[Begin]
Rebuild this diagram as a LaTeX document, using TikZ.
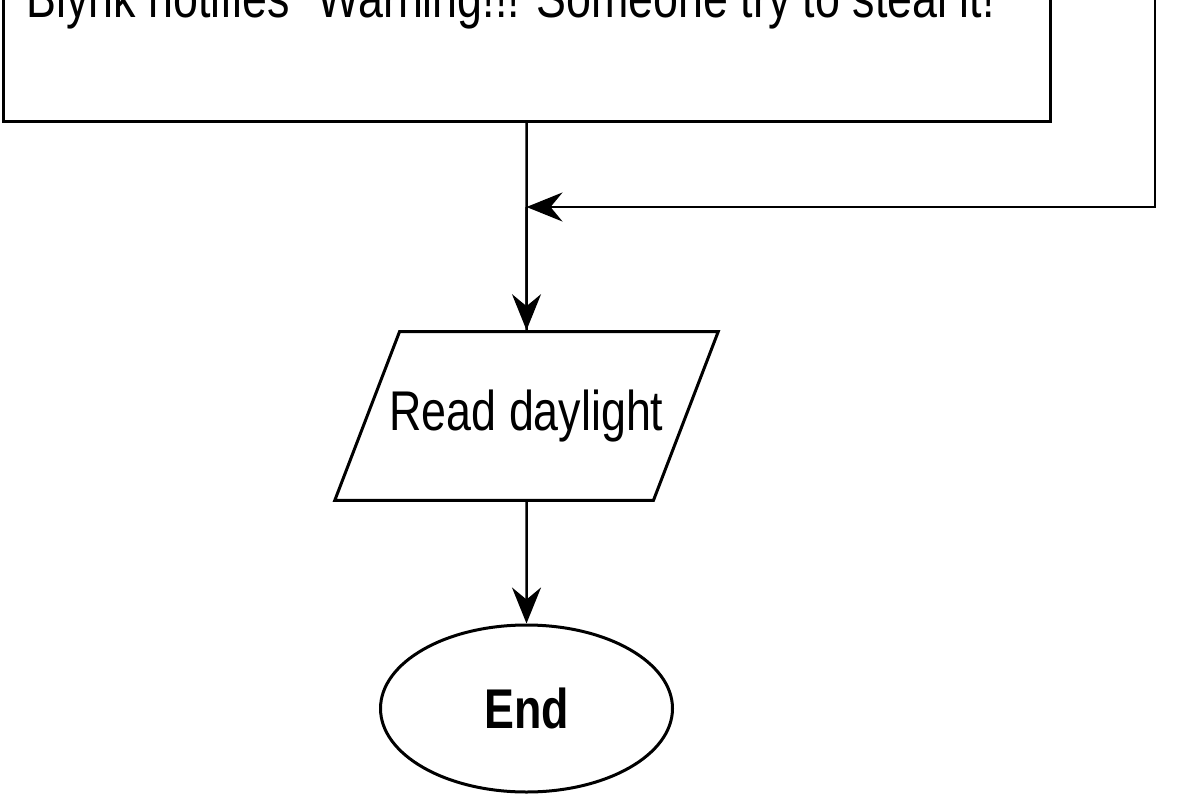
\documentclass[tikz,border=0pt]{standalone}
\usepackage{fontspec}
\setmainfont[FakeStretch=0.8]{Liberation Sans}
\usepackage{tikz}
\usetikzlibrary{shapes.geometric}
\usetikzlibrary{arrows.meta}
\tikzset{box/.style={draw,line width=3pt,rectangle},
 io/.style={draw,line width=3pt,trapezium,trapezium left angle=69,
  trapezium right angle=111,inner xsep=-10pt,inner ysep=58.2pt},
 term/.style={draw,line width=3pt,ellipse,minimum width=292pt,
  minimum height=167pt,inner sep=0pt},
 flow/.style={draw,line width=2.5pt,-{Stealth[length=36pt,width=29pt,inset=12pt]}},
 every node/.style={font=\fontsize{56}{60}\selectfont},
 }

\begin{document}
\begin{tikzpicture}[x=1pt,y=-1pt]
        \clip (0,0) rectangle (1183,797);
        \node[box,minimum width=1047pt,minimum height=260pt,anchor=south] (notify) at (526.5,123) {};
        \node[anchor=base] (warn) at (518,18) {Blynk notifies "Warning!!! Someone try to steal it!"};
        \node[io] (read) at (526.5,416) {Read daylight};
        \node[term] (end) at (526.5,708.5) {\bfseries End};
        \coordinate (loop) at (1155,0);
        \coordinate (merge) at (526.5,207);
        \draw[line width=2.5pt] (notify.south) -- (read.north);
        \draw[flow] (loop) |- (merge);
        \draw[flow] (merge) -- (read.north);
        \draw[flow] (read.south) -- (end.north);
    \end{tikzpicture}
\end{document}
[End]
## EXERCISE DESCRIPTION
Omit the pictures, then quote the rest of the material above exactly.

## EXERCISE RESULT
Rebuild this diagram as a LaTeX document, using TikZ.
\documentclass[tikz,border=0pt]{standalone}
\usepackage{fontspec}
\setmainfont[FakeStretch=0.8]{Liberation Sans}
\usepackage{tikz}
\usetikzlibrary{shapes.geometric}
\usetikzlibrary{arrows.meta}
\tikzset{box/.style={draw,line width=3pt,rectangle},
 io/.style={draw,line width=3pt,trapezium,trapezium left angle=69,
  trapezium right angle=111,inner xsep=-10pt,inner ysep=58.2pt},
 term/.style={draw,line width=3pt,ellipse,minimum width=292pt,
  minimum height=167pt,inner sep=0pt},
 flow/.style={draw,line width=2.5pt,-{Stealth[length=36pt,width=29pt,inset=12pt]}},
 every node/.style={font=\fontsize{56}{60}\selectfont},
 }

\begin{document}
\begin{tikzpicture}[x=1pt,y=-1pt]
        \clip (0,0) rectangle (1183,797);
        \node[box,minimum width=1047pt,minimum height=260pt,anchor=south] (notify) at (526.5,123) {};
        \node[anchor=base] (warn) at (518,18) {Blynk notifies "Warning!!! Someone try to steal it!"};
        \node[io] (read) at (526.5,416) {Read daylight};
        \node[term] (end) at (526.5,708.5) {\bfseries End};
        \coordinate (loop) at (1155,0);
        \coordinate (merge) at (526.5,207);
        \draw[line width=2.5pt] (notify.south) -- (read.north);
        \draw[flow] (loop) |- (merge);
        \draw[flow] (merge) -- (read.north);
        \draw[flow] (read.south) -- (end.north);
    \end{tikzpicture}
\end{document}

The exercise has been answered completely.